Members of Rabia’s whole family are putting their lives on the line to give her the best chance to escape the country, but the Taliban are not the only people to be fearful of, she says.

If neighbours find out about Rabia’s sexuality, they might report her and her family to the Taliban because lesbians are also “against Islam culture”.

Because of this threat, she wants to ask western countries to not “forget” her and people like her. “We are here and as a human we need help. I hope western governments can help people like me. We have dreams, and we want to make our futures bright,” she says.

Rabia tells Attitude that she wants to become a human rights activist when she is older. “Thanks for raising my voice to the world,” she concludes.

Clearly, not only are the lives of Afghanistan’s LGBTQ+ community hanging in the balance, but their hopes and dreams too.

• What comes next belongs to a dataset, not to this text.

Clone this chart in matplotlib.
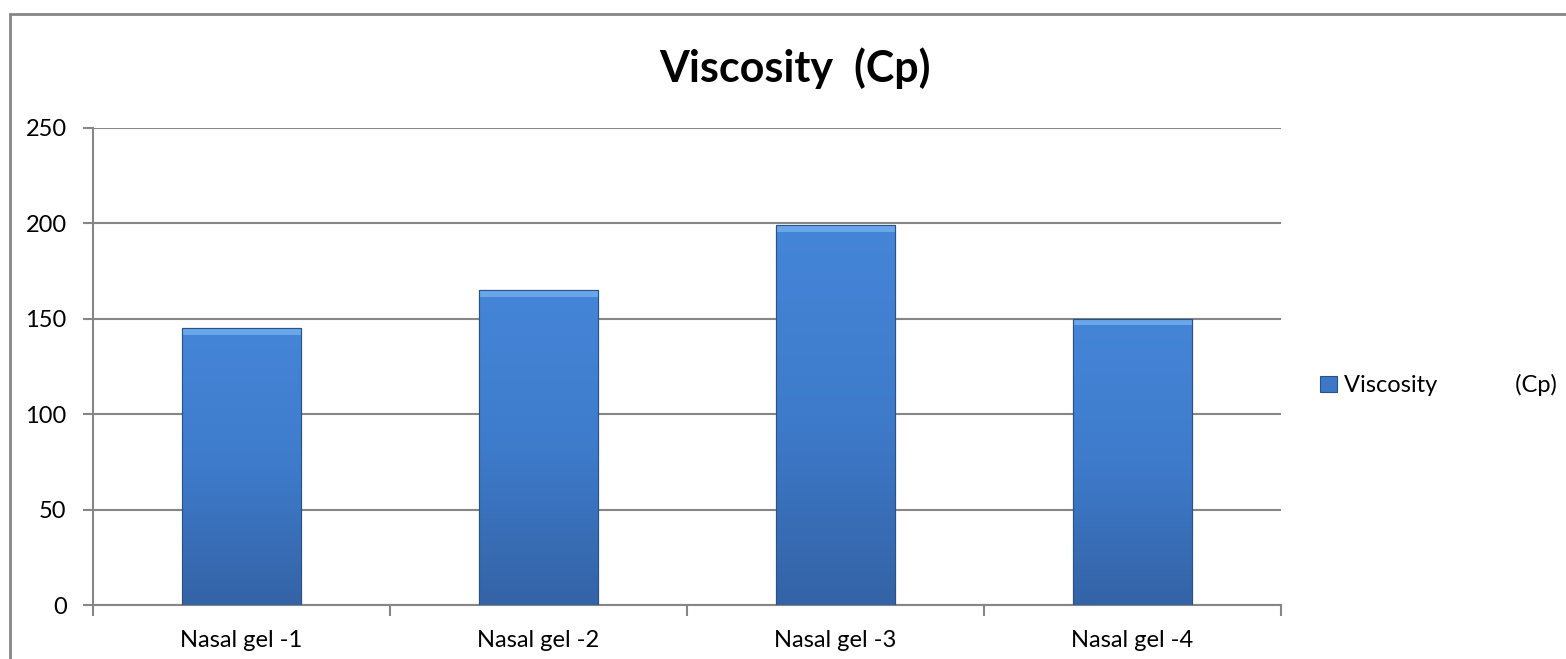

Nemat, who was helping Ahmandullah get to safety and who introduced Attitude to these LGBTQ+ individuals, knows this reality all too well.

As the first Afghanistan native to publicly come out as gay, he was deemed a national security risk to his country and later fled to the US following multiple death threats.

Image: Unsplash

Now living in San Diego, Nemat has gone on to become a best-selling author, writing The Carpet Weaver, which tells the story of a young Afghan boy who falls in love with his best friend.

He’s now working around-the-clock to help LGBTQ+ Afghans escape the country. “I have received hundreds of messages from LGBTQ+ Afghans who are pleading for me to help them,” he says.

“Countries like the UK should help provide all LGBT Afghans, who wish to escape the Taliban, a safe passage and the resources to rebuild their lives”.

With the US committed to its withdrawal deadline on August 31st, ceasing all evacuation efforts out of the country, LGBTQ+ Afghans are nearly out of time.

Whilst it is impossible to get every LGBTQ+ person out of Afghanistan, Nemat admits, that should not mean that the gay community is completely abandoned.

Matching the desperation of all of the LGBTQ+ people Attitude have spoken with over the last week, Ahmadullah asks a simple question of his future: “Will I ever be free and happy like other LGBT+?”